"After being cleaned and oiled, and regulated, my watch slowed down to that degree that it ticked like a tolling bell. I began to be left by trains, I failed all appointments, I got to missing my dinner; my watch strung out three days' grace to four and let me go to protest; I gradually drifted back into yesterday, then day before, then into last week, and by and by the comprehension came upon me that all solitary and alone I was lingering along in week before last, and the world was out of sight."
- Mark Twain, My Watch: An Instructive Little Tale
After the plane landed, I walked with my backpack and oversized carry on green plastic bag full of the knick knacks I could not fit into my suit case. I decided to head to the ladies before I was outnumbered by the baggage I had to physically carry.
There were three cubicles. One for the handicapped, one was being repaired and the middle one had a children cubicle attached. I went into the middle one and for a moment I was bewildered by the technological advances in the washroom. It reminded me of how long ago, in Japan, I had problems figuring out how to make the toilet bowl do one specific thing: flush.
A wave of nostalgic washed over me. I didn't know whether to laugh or cry that of all things, it was a toilet bowl that triggered yet again a strong longing to visit Japan. It was not only that I enjoyed being in Japan most of all, but now it was the one place I could not go. I had promised ZM that I would not visit Japan till we bore all our children. In a moment of weakness, ZM said we could fly to Tokyo because I was so sad. But, I couldn't in the end bring him to Japan when I saw how neurotic he was over the radiation.
I didn't know how or when, but now the longing for Japan coalesced with the longing for my mother. Both places so out of reach - one spanning oceans and time, the other set adrift in the space of infinity.
Oh, many people have given me an escape clause - tried to rationalise how going to Japan will be no more harmful than say (insert parallel universe Japan example). But, escaping was never the point - it was always about not escaping. About respecting people's inner fears about the great unknown and figuring out the best way to live, despite all the potential fallouts and harms along the way. It is not yet being a mother, but trying one's best to figure out how to love something or someone I could not yet comprehend.

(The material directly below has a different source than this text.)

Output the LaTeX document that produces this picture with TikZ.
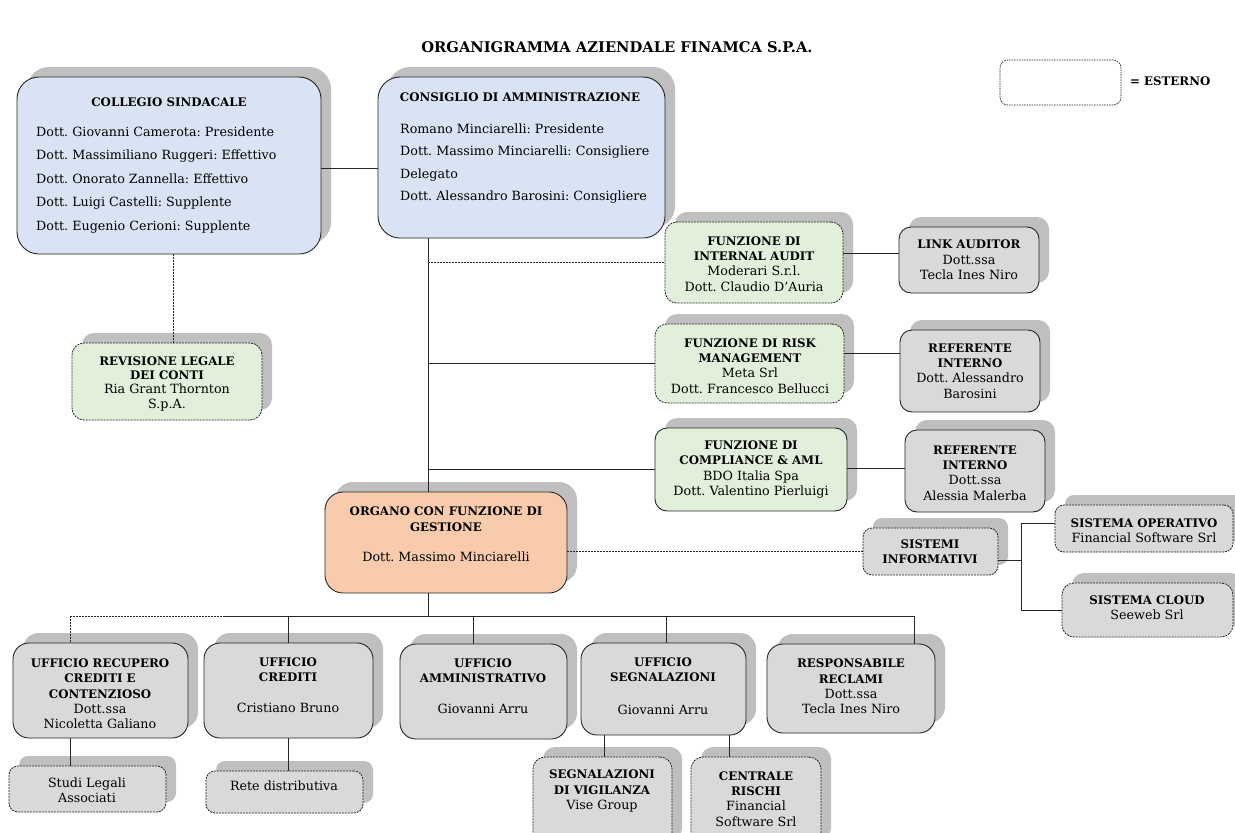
\documentclass[tikz,border=0pt]{standalone}
\usepackage{fontspec}
\setmainfont{DejaVu Serif}
\frenchspacing
\definecolor{bluef}{HTML}{DAE3F3}
\definecolor{greenf}{HTML}{E2EFDA}
\definecolor{peachf}{HTML}{F8CBAD}
\definecolor{grayf}{HTML}{D9D9D9}
\definecolor{shad}{HTML}{BFBFBF}
\definecolor{edge}{HTML}{262626}
\newcommand\hd[1]{{\fontsize{11.8}{15.3}\selectfont\bfseries #1}}
\tikzset{
  solidbox/.style={draw=edge, line width=0.9pt, inner sep=0pt},
  dashbox/.style={draw=edge, line width=0.8pt, dash pattern=on 2pt off 1pt, inner sep=0pt},
  bluebox/.style={solidbox, fill=bluef},
  greenbox/.style={solidbox, fill=greenf},
  greendash/.style={dashbox, fill=greenf},
  peachbox/.style={solidbox, fill=peachf},
  graybox/.style={solidbox, fill=grayf},
  graydash/.style={dashbox, fill=grayf},
  conn/.style={draw=black!85, line width=0.9pt},
  dconn/.style={conn, dash pattern=on 2pt off 1pt},
  txt/.style={inner sep=0pt, align=center, font=\fontsize{12.7}{15.3}\selectfont},
}
\newcommand\obox[7]{%
  \fill[shad, rounded corners=#7] (#3+10,#4-10) rectangle (#5+10,#6-10);
  \node[#2, rounded corners=#7, minimum width={#5-#3}, minimum height={#6-#4}] (#1) at ({(#3+#5)/2},{(#4+#6)/2}) {};
}
\begin{document}
\begin{tikzpicture}[x=1pt,y=-1pt]
\fill[white] (0,0) rectangle (1235,833);
\useasboundingbox (0,0) rectangle (1235,833);

% title and legend
\node[inner sep=0pt, font=\bfseries\fontsize{14.7}{16}\selectfont] (title) at (617,47) {ORGANIGRAMMA AZIENDALE FINAMCA S.P.A.};
\node[draw=edge, line width=0.7pt, dash pattern=on 1.5pt off 1pt, rounded corners=8, minimum width=121, minimum height=45, inner sep=0pt] (leg) at (1060.5,82.5) {};
\node[txt, anchor=west] (legt) at (1130,81) {\hd{= ESTERNO}};

% coordinates for connector lines
\coordinate (tx) at (428,0);
\coordinate (cx) at (173,0);
\coordinate (bx) at (1021,0);
\coordinate (by) at (0,616);
\coordinate (d1) at (70,616);
\coordinate (d1b) at (224,616);
\coordinate (d2) at (288,616);
\coordinate (d3) at (473,616);
\coordinate (d4) at (666,616);
\coordinate (d5) at (914,616);
\coordinate (s1) at (604,0);
\coordinate (s2) at (729,0);

% boxes
\obox{coll}{bluebox}{17}{77}{321}{254}{22}
\obox{cons}{bluebox}{378}{77}{665}{238}{22}
\obox{audit}{greendash}{665}{222}{843}{303}{12}
\obox{link}{graybox}{899}{227}{1039}{293}{12}
\obox{risk}{greendash}{655}{324}{844}{403}{12}
\obox{ref1}{graybox}{900}{330}{1040}{412}{12}
\obox{comp}{greenbox}{655}{428}{847}{511}{12}
\obox{ref2}{graybox}{905}{430}{1045}{512}{12}
\obox{rev}{greendash}{72}{343}{262}{420}{12}
\obox{org}{peachbox}{325}{492}{567}{593}{18}
\obox{sist}{graydash}{863}{528}{998}{575}{9}
\obox{sop}{graydash}{1055}{505}{1233}{552}{9}
\obox{scl}{graydash}{1062}{583}{1233}{637}{12}
\obox{rec}{graybox}{13}{643}{188}{738}{16}
\obox{cred}{graybox}{204}{643}{373}{738}{16}
\obox{amm}{graybox}{400}{644}{567}{739}{16}
\obox{seg}{graybox}{581}{643}{746}{735}{16}
\obox{recl}{graybox}{767}{644}{935}{733}{16}
\obox{stud}{graydash}{9}{766}{166}{812}{9}
\obox{rete}{graydash}{206}{771}{363}{813}{9}
\obox{vig}{graydash}{533}{757}{672}{850}{12}
\obox{cen}{graydash}{691}{757}{821}{850}{12}

% connectors
\draw[conn] (coll.east |- 0,168) -- (cons.west |- 0,168);
\draw[dconn] (coll.south -| cx) -- (rev.north -| cx);
\draw[conn] (cons.south -| tx) -- (org.north -| tx);
\draw[dconn] (audit.west -| tx) -- (audit.west);
\draw[conn] (risk.west -| tx) -- (risk.west);
\draw[conn] (comp.west -| tx) -- (comp.west);
\draw[conn] ([yshift=9pt]audit.east) -- ([yshift=9pt]audit.east -| link.west);
\draw[conn] ([yshift=10pt]risk.east) -- ([yshift=10pt]risk.east -| ref1.west);
\draw[conn] ([yshift=1pt]comp.east) -- ([yshift=1pt]comp.east -| ref2.west);
\draw[dconn] (sist.west -| org.east) -- (sist.west);
\draw[conn] ([yshift=-9pt]sist.east) -- ([yshift=-9pt]sist.east -| bx);
\draw[conn] ([yshift=5pt]sop.west -| bx) -- ([yshift=5pt]sop.west);
\draw[conn] (scl.west -| bx) -- (scl.west);
\draw[conn] ([yshift=5pt]sop.west -| bx) -- (scl.west -| bx);
\draw[conn] (org.south -| tx) -- (tx |- by);
\draw[dconn] (d1) -- (d1b);
\draw[conn] (d1b) -- (d5);
\draw[dconn] (d1) -- (rec.north -| d1);
\draw[conn] (d2) -- (cred.north -| d2);
\draw[conn] (d3) -- (amm.north -| d3);
\draw[conn] (d4) -- (seg.north -| d4);
\draw[conn] (d5) -- (recl.north -| d5);
\draw[conn] (rec.south -| d1) -- (stud.north -| d1);
\draw[conn] (cred.south -| d2) -- (rete.north -| d2);
\draw[conn] (seg.south -| s1) -- (vig.north -| s1);
\draw[conn] (seg.south -| s2) -- (cen.north -| s2);

% texts
\node[txt] (collt) at (169,102) {\hd{COLLEGIO SINDACALE}};
\node[txt, anchor=west, align=left, font=\fontsize{12.7}{23.5}\selectfont] (collb) at (36,180) {Dott. Giovanni Camerota: Presidente\\Dott. Massimiliano Ruggeri: Effettivo\\Dott. Onorato Zannella: Effettivo\\Dott. Luigi Castelli: Supplente\\Dott. Eugenio Cerioni: Supplente};
\node[txt] (const) at (520,97) {\hd{CONSIGLIO DI AMMINISTRAZIONE}};
\node[txt, anchor=west, align=left, font=\fontsize{12.7}{22.3}\selectfont] (consb) at (400,163.5) {Romano Minciarelli: Presidente\\Dott. Massimo Minciarelli: Consigliere\\Delegato\\Dott. Alessandro Barosini: Consigliere};
\node[txt] (auditt) at (754,264) {\hd{FUNZIONE DI}\\\hd{INTERNAL AUDIT}\\Moderari S.r.l.\\Dott. Claudio D’Auria};
\node[txt] (linkt) at (969,260) {\hd{LINK AUDITOR}\\Dott.ssa\\Tecla Ines Niro};
\node[txt] (riskt) at (750,366) {\hd{FUNZIONE DI RISK}\\\hd{MANAGEMENT}\\Meta Srl\\Dott. Francesco Bellucci};
\node[txt] (ref1t) at (970,371) {\hd{REFERENTE}\\\hd{INTERNO}\\Dott. Alessandro\\Barosini};
\node[txt] (compt) at (751,469.5) {\hd{FUNZIONE DI}\\\hd{COMPLIANCE \& AML}\\BDO Italia Spa\\Dott. Valentino Pierluigi};
\node[txt] (ref2t) at (975,473) {\hd{REFERENTE}\\\hd{INTERNO}\\Dott.ssa\\Alessia Malerba};
\node[txt, font=\fontsize{12.7}{14.3}\selectfont] (revt) at (167,383.5) {\hd{REVISIONE LEGALE}\\\hd{DEI CONTI}\\Ria Grant Thornton\\S.p.A.};
\node[txt] (orgt) at (446,534.5) {\hd{ORGANO CON FUNZIONE DI}\\\hd{GESTIONE}\\[15pt]Dott. Massimo Minciarelli};
\node[txt] (sistt) at (930,552) {\hd{SISTEMI}\\\hd{INFORMATIVI}};
\node[txt] (sopt) at (1144,530.5) {\hd{SISTEMA OPERATIVO}\\Financial Software Srl};
\node[txt] (sclt) at (1147,608) {\hd{SISTEMA CLOUD}\\Seeweb Srl};
\begin{scope}
\clip (13,643) rectangle (188,727);
\node[txt] (rect) at (100,694) {\hd{UFFICIO RECUPERO}\\\hd{CREDITI E}\\\hd{CONTENZIOSO}\\Dott.ssa\\Nicoletta Galiano};
\end{scope}
\node[txt] (credt) at (288,685) {\hd{UFFICIO}\\\hd{CREDITI}\\[15pt]Cristiano Bruno};
\node[txt] (ammt) at (483,686) {\hd{UFFICIO}\\\hd{AMMINISTRATIVO}\\[15pt]Giovanni Arru};
\node[txt] (segt) at (663,686) {\hd{UFFICIO}\\\hd{SEGNALAZIONI}\\[17pt]Giovanni Arru};
\node[txt] (reclt) at (851,686.5) {\hd{RESPONSABILE}\\\hd{RECLAMI}\\Dott.ssa\\Tecla Ines Niro};
\node[txt] (studt) at (87,790) {Studi Legali\\Associati};
\node[txt] (retet) at (284,786) {Rete distributiva};
\node[txt] (vigt) at (602,791) {\hd{SEGNALAZIONI}\\\hd{DI VIGILANZA}\\Vise Group};
\node[txt] (cent) at (756,799) {\hd{CENTRALE}\\\hd{RISCHI}\\Financial\\Software Srl};
\end{tikzpicture}
\end{document}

ZM and I always laughed that we were couples out of time - that we lived in two different time zones. I taking the earlier flight booked by my company, and he taking the later cheaper flight an hour behind. Silently, I walked past the duty free shops and headed to the arrival counter where nothing makes you feel more like a local than enjoying benefits that foreigners do not.
I was back. Back from the ten days in Bangkok - the last place my family visited together, a place honestly I would not have probably gone back so soon if not for work. I saw you everywhere, as if we were a film, and it was still playing in a theatre quietly as the world moved on. I imagined you greeting me as I stepped out of the gates back to Singapore, or one of those family members tip-toeing at the glass ledge and scrutinising the people at the luggage belt.
I read many stories while I was in Bangkok. One of them had an ending where the main character anticipated for a day when a scar stopped hurting anymore - it would just be a reminder of what it was, but it would no longer hurt. I thought grief would be like that, but it isn't. It is the lack of a scar that is my grief- the lack of anything to latch on or to grapple with. That lack of... anything.
This middle-aged lady asks each person at the taxi stand two questions. "How many people are you travelling with?" and "Chrysler or taxi?" I am bemused. I wonder if there are other countries in this world where you are asked if you would like a Chrysler or a taxi.
She points me to number 13 and I roll my over-sized luggage over. We fit everything into the boot. The radio plays the kind of chinese songs that always makes my heart hurt. I tell him our address and fall back into the seat. As the roads and flowers roll by, I realised I am glad to be home.